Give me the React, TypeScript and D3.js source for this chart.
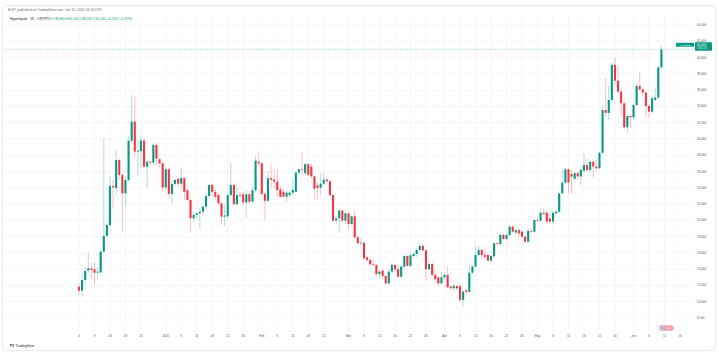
import React from "react";
import * as d3 from "d3";

// ---- data (Hyperliquid, daily, from 2024-12-04) ----
const firstDay = "2024-12-04";
const opens = [
  11.85, 11.36, 12.67, 13.82, 14.1, 14.0, 13.57, 13.6, 16.15, 18.08,
  19.43, 24.22, 23.95, 27.42, 25.57, 23.32, 24.96, 29.79, 32.12, 28.44,
  28.5, 29.79, 26.6, 27.2, 27.1, 29.26, 27.5, 27.0, 24.05, 26.27,
  23.24, 24.47, 25.1, 24.5, 25.2, 23.7, 22.5, 20.25, 20.66, 20.86,
  21.06, 21.68, 22.99, 24.34, 23.5, 23.1, 22.09, 20.45, 20.5, 23.1,
  24.34, 22.0, 23.1, 23.2, 22.2, 23.2, 22.3, 23.7, 27.2, 27.0,
  23.24, 22.4, 25.2, 25.0, 24.75, 23.8, 23.5, 22.9, 23.1, 23.4,
  23.5, 25.86, 26.27, 25.8, 26.9, 26.6, 25.4, 24.3, 24.0, 24.5,
  25.0, 24.8, 23.1, 20.0, 20.25, 21.2, 19.96, 20.86, 19.55, 20.5,
  17.91, 17.18, 17.26, 15.45, 15.13, 14.6, 14.52, 13.41, 13.82, 13.17,
  12.26, 13.7, 14.52, 14.0, 13.08, 14.31, 15.62, 14.4, 15.62, 15.87,
  16.36, 16.85, 16.3, 14.0, 14.64, 13.3, 12.99, 12.26, 13.0, 13.3,
  11.85, 11.65, 11.93, 11.9, 10.22, 11.4, 11.2, 13.57, 14.31, 15.74,
  16.36, 15.74, 15.74, 15.05, 15.6, 17.18, 17.1, 18.2, 17.7, 18.2,
  19.22, 18.5, 18.8, 18.6, 18.0, 17.38, 18.7, 18.6, 20.05, 19.96,
  20.94, 20.94, 20.2, 19.85, 20.86, 21.06, 23.32, 24.63, 26.27, 25.7,
  25.1, 25.8, 25.4, 26.1, 26.8, 26.2, 27.2, 26.6, 26.4, 28.3,
  33.56, 33.2, 34.79, 39.09, 37.16, 35.81, 34.38, 31.43, 32.82, 32.66,
  34.17, 36.51, 36.1, 35.7, 34.05, 33.35, 34.8, 35.1, 38.8,
];
const highs = [
  12.27, 13.49, 14.31, 16.03, 14.8, 14.8, 14.2, 16.36, 30.07, 19.6,
  25.4, 24.96, 28.6, 27.6, 25.8, 25.4, 30.3, 35.4, 35.2, 29.9,
  30.5, 30.1, 27.4, 27.4, 29.5, 29.5, 27.8, 27.2, 26.4, 26.5,
  24.96, 25.1, 25.3, 26.4, 25.3, 23.9, 22.7, 21.07, 21.0, 21.5,
  21.9, 23.3, 24.5, 24.5, 23.9, 23.3, 22.3, 22.0, 23.3, 27.1,
  24.6, 24.1, 23.5, 23.5, 23.7, 23.6, 24.1, 28.0, 28.3, 27.2,
  23.5, 26.0, 27.0, 26.3, 26.2, 24.2, 23.9, 23.7, 23.6, 25.0,
  26.0, 26.4, 28.4, 27.1, 27.0, 27.0, 25.5, 24.6, 25.8, 25.9,
  25.2, 25.0, 23.2, 20.5, 21.5, 21.3, 21.1, 21.0, 20.7, 21.3,
  18.08, 17.9, 17.4, 15.6, 15.4, 15.3, 14.7, 13.9, 14.0, 13.3,
  13.9, 14.8, 14.6, 14.5, 14.5, 15.8, 15.7, 16.0, 16.0, 16.5,
  17.26, 17.1, 16.5, 15.1, 14.8, 13.9, 13.2, 13.7, 13.6, 14.4,
  12.0, 12.26, 12.1, 12.3, 11.4, 11.6, 14.4, 14.5, 16.85, 16.85,
  16.5, 16.7, 15.9, 15.8, 17.3, 17.4, 18.5, 18.4, 18.4, 19.4,
  19.4, 19.0, 19.0, 18.8, 18.1, 18.9, 19.0, 20.1, 20.45, 21.48,
  21.48, 21.2, 20.86, 21.1, 21.2, 23.4, 26.2, 26.4, 26.4, 26.27,
  26.0, 26.0, 26.5, 28.2, 27.6, 27.4, 27.4, 27.4, 28.4, 34.05,
  37.45, 36.5, 39.37, 40.0, 38.96, 36.0, 34.6, 33.0, 33.0, 34.4,
  36.7, 38.19, 36.3, 35.9, 34.2, 35.2, 36.2, 39.0, 41.42,
];
const lows = [
  10.83, 10.54, 12.27, 13.49, 12.75, 12.18, 12.75, 13.49, 15.95, 18.0,
  19.2, 21.5, 23.1, 25.0, 18.6, 21.7, 24.75, 29.5, 27.8, 25.4,
  26.6, 26.5, 23.9, 26.8, 26.8, 26.7, 26.5, 23.5, 23.7, 22.7,
  22.0, 24.2, 24.2, 24.1, 22.5, 22.3, 18.5, 19.7, 20.3, 18.9,
  20.6, 21.3, 22.8, 22.9, 22.6, 21.8, 19.4, 19.3, 20.3, 23.0,
  21.8, 21.8, 22.7, 21.8, 20.25, 22.0, 22.1, 23.5, 26.6, 22.9,
  20.0, 22.2, 23.9, 23.9, 22.9, 22.7, 22.8, 22.3, 22.8, 23.2,
  23.4, 25.6, 25.6, 25.6, 25.4, 25.2, 22.5, 22.6, 23.1, 24.3,
  24.5, 22.9, 19.8, 19.6, 18.5, 19.8, 19.6, 18.9, 19.4, 17.8,
  17.0, 16.8, 15.1, 14.9, 14.4, 14.3, 13.08, 12.9, 13.0, 12.1,
  12.1, 13.5, 13.7, 12.9, 12.9, 14.1, 14.3, 14.3, 15.4, 15.5,
  16.2, 16.2, 12.6, 13.8, 13.1, 12.6, 12.0, 12.2, 12.7, 11.6,
  11.4, 11.36, 11.4, 10.0, 9.4, 10.83, 11.1, 13.4, 14.2, 15.5,
  15.3, 15.3, 14.9, 14.9, 15.4, 16.9, 16.9, 17.5, 17.5, 18.0,
  18.4, 18.3, 18.0, 17.8, 17.26, 17.1, 18.4, 18.4, 19.8, 19.8,
  20.6, 19.7, 19.6, 19.63, 20.6, 20.9, 23.2, 24.4, 23.3, 23.3,
  24.9, 24.9, 24.3, 25.9, 26.0, 26.0, 25.3, 26.1, 26.3, 28.1,
  32.7, 32.33, 34.5, 36.6, 35.5, 32.95, 31.2, 30.77, 31.4, 32.4,
  34.0, 35.9, 35.2, 32.7, 32.66, 33.2, 34.6, 34.8, 38.55,
];
const closes = [
  11.36, 12.67, 13.78, 14.1, 13.9, 13.57, 13.7, 16.15, 18.08, 19.43,
  24.22, 24.06, 27.42, 25.57, 23.32, 24.96, 29.79, 32.12, 28.44, 28.56,
  29.8, 26.6, 27.2, 27.1, 29.26, 27.6, 27.0, 24.05, 26.27, 23.24,
  24.47, 24.96, 24.5, 25.2, 23.5, 22.5, 20.25, 20.66, 20.86, 21.06,
  21.68, 22.99, 24.34, 23.5, 22.9, 22.09, 20.45, 20.6, 23.1, 24.34,
  22.0, 23.1, 23.0, 22.2, 23.2, 22.3, 23.7, 27.33, 27.0, 23.24,
  22.4, 25.16, 25.0, 24.75, 23.73, 22.9, 22.9, 23.4, 23.4, 23.73,
  25.86, 26.27, 26.2, 26.9, 25.6, 25.4, 23.9, 24.0, 24.5, 25.0,
  24.8, 23.1, 19.96, 20.25, 21.2, 19.96, 20.86, 19.55, 20.5, 17.91,
  17.18, 17.26, 15.33, 15.13, 14.6, 14.52, 13.41, 13.7, 13.17, 12.26,
  13.7, 14.52, 13.98, 13.08, 14.31, 15.62, 14.4, 15.7, 15.87, 16.36,
  16.85, 16.3, 14.0, 14.64, 13.3, 12.76, 12.26, 13.0, 13.3, 11.77,
  11.65, 11.93, 11.65, 10.22, 11.24, 11.2, 13.57, 14.31, 15.74, 16.36,
  15.74, 15.5, 15.05, 15.6, 17.18, 17.1, 18.2, 17.7, 18.2, 19.22,
  18.6, 18.8, 18.4, 18.0, 17.38, 18.7, 18.6, 20.05, 19.96, 20.94,
  20.8, 19.85, 19.85, 20.94, 21.06, 23.32, 24.63, 26.27, 24.63, 25.37,
  25.8, 25.4, 26.2, 26.8, 26.2, 27.2, 26.6, 26.4, 28.3, 33.56,
  33.2, 34.79, 39.09, 37.16, 35.81, 34.38, 31.43, 32.82, 32.66, 34.17,
  36.51, 36.1, 35.7, 34.05, 33.35, 35.0, 35.1, 38.8, 41.01,
];

const priceTicks = [8, 10, 12, 14, 16, 18, 20, 22, 24, 26, 28, 30, 32, 34, 36, 38, 40, 42, 44];
const tickDates = [
  "2024-12-04", "2024-12-09", "2024-12-14", "2024-12-19", "2024-12-24",
  "2025-01-01", "2025-01-06", "2025-01-11", "2025-01-16", "2025-01-21", "2025-01-26",
  "2025-02-01", "2025-02-06", "2025-02-11", "2025-02-16", "2025-02-21",
  "2025-03-01", "2025-03-06", "2025-03-11", "2025-03-16", "2025-03-21", "2025-03-26",
  "2025-04-01", "2025-04-06", "2025-04-11", "2025-04-16", "2025-04-21", "2025-04-26",
  "2025-05-01", "2025-05-06", "2025-05-11", "2025-05-16", "2025-05-21", "2025-05-26",
  "2025-06-01", "2025-06-06", "2025-06-11", "2025-06-16",
];
const tickLabels = [
  "4", "9", "14", "19", "24",
  "2025", "6", "11", "16", "21", "26",
  "Feb", "6", "11", "16", "21",
  "Mar", "6", "11", "16", "21", "26",
  "Apr", "6", "11", "16", "21", "26",
  "May", "6", "11", "16", "21", "26",
  "Jun", "6", "11", "16",
];

const UP = "#089981";
const DOWN = "#f23645";
const FONT = "'Liberation Sans', Arial, sans-serif";

export default function App() {
  const parse = d3.utcParse("%Y-%m-%d");
  const start = parse(firstDay) as Date;
  const x = d3
    .scaleUtc()
    .domain([start, parse("2025-06-16") as Date])
    .range([79, 680]);
  const y = d3.scaleLinear().domain([8, 44]).range([318, 25]);

  const candles = closes.map((c, i) => ({
    date: d3.utcDay.offset(start, i),
    o: opens[i],
    h: highs[i],
    l: lows[i],
    c,
  }));
  const last = candles[candles.length - 1];
  const prev = candles[candles.length - 2];
  const chg = last.c - prev.c;
  const pct = (chg / prev.c) * 100;
  const f3 = d3.format(".3f");
  const bw = 2.1;

  const plotLeft = 4;
  const plotRight = 693;
  const plotTop = 15;
  const plotBottom = 332;
  const lastY = y(last.c);

  return (
    <div style={{ position: "absolute", left: 0, top: 0 }}>
      <svg width={719} height={352} style={{ display: "block", fontFamily: FONT }}>
        <rect x={0} y={0} width={719} height={352} fill="#ffffff" />
        <rect x={2.5} y={5.5} width={713} height={345} rx={4} fill="#ffffff" stroke="#e3e5ea" strokeWidth={0.8} />

        {/* grid */}
        {priceTicks.map((p) => (
          <line key={"h" + p} x1={plotLeft} x2={plotRight} y1={y(p)} y2={y(p)} stroke="#f0f2f5" strokeWidth={0.7} />
        ))}
        {tickDates.map((d, i) => {
          const xx = x(parse(d) as Date);
          return <line key={"v" + i} x1={xx} x2={xx} y1={plotTop} y2={plotBottom} stroke="#f0f2f5" strokeWidth={0.7} />;
        })}

        {/* header */}
        <text x={8} y={11.2} fontSize={3.4} fill="#6a6d78">
          M-ET published on TradingView.com, Jun 10, 2025 16:18 UTC
        </text>
        <text x={10} y={19.6} fontSize={3.4} fill="#131722">
          <tspan>Hyperliquid · 1D · CRYPTO </tspan>
          <tspan fill={UP}>
            {` O${f3(last.o)} H${f3(last.h)} L${f3(last.l)} C${f3(last.c)} ${chg >= 0 ? "+" : ""}${f3(chg)} (${chg >= 0 ? "+" : ""}${d3.format(".2f")(pct)}%)`}
          </tspan>
        </text>

        {/* last price dotted line */}
        <line x1={plotLeft} x2={plotRight} y1={lastY} y2={lastY} stroke={UP} strokeWidth={0.5} strokeDasharray="0.6 1.2" />

        {/* candles */}
        {candles.map((d, i) => {
          const cx = x(d.date);
          const col = d.c >= d.o ? UP : DOWN;
          const top = y(Math.max(d.o, d.c));
          const bot = y(Math.min(d.o, d.c));
          return (
            <g key={i}>
              <line x1={cx} x2={cx} y1={y(d.h)} y2={y(d.l)} stroke={col} strokeOpacity={0.45} strokeWidth={0.7} />
              <rect x={cx - bw / 2} y={top} width={bw} height={Math.max(0.7, bot - top)} fill={col} />
            </g>
          );
        })}

        {/* price axis labels */}
        {priceTicks.map((p) => (
          <text key={"pl" + p} x={697} y={y(p)} dy="0.35em" fontSize={3} fill="#50535e">
            {d3.format(",.3f")(p)}
          </text>
        ))}

        {/* price label boxes */}
        <rect x={676} y={lastY - 6.5} width={18} height={4} rx={0.6} fill={UP} />
        <text x={685} y={lastY - 4.5} dy="0.35em" fontSize={2.3} fill="#ffffff" textAnchor="middle">
          HYPEUSD
        </text>
        <rect x={695} y={lastY - 7} width={17} height={8.5} rx={0.6} fill={UP} />
        <text x={697} y={lastY - 4.7} dy="0.35em" fontSize={3} fill="#ffffff">
          {f3(last.c)}
        </text>
        <text x={697} y={lastY - 1.1} dy="0.35em" fontSize={2.6} fill="#e6f7f3">
          13:41:51
        </text>

        {/* time axis labels */}
        {tickDates.map((d, i) => (
          <text key={"tl" + i} x={x(parse(d) as Date)} y={336} dy="0.35em" fontSize={3} fill="#50535e" textAnchor="middle">
            {tickLabels[i]}
          </text>
        ))}

        {/* event badge */}
        <g>
          <rect x={659.5} y={325.5} width={14} height={5} rx={2.5} fill="#f7a6b3" stroke="#f27e93" strokeWidth={0.4} />
          <circle cx={662} cy={328} r={2.3} fill="#ffffff" stroke="#b768d6" strokeWidth={0.5} />
          <circle cx={662.2} cy={328} r={1.1} fill={UP} />
          <text x={668.5} y={328} dy="0.35em" fontSize={2.4} fill="#ffffff" textAnchor="middle">
            +2
          </text>
        </g>

        {/* TradingView logo */}
        <text x={9.5} y={345.8} dy="0.35em" fontSize={3.6} fontWeight="bold" fill="#131722">
          TV
        </text>
        <text x={15.5} y={345.8} dy="0.35em" fontSize={3.4} fill="#131722">
          TradingView
        </text>
      </svg>
    </div>
  );
}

.....

(Work to be completed) Repeat the listing above up to and including the line with "import * as", starting from its first line. Drop any pictures.

(Solution to this exercise)
Give me the React, TypeScript and D3.js source for this chart.
import React from "react";
import * as d3 from "d3";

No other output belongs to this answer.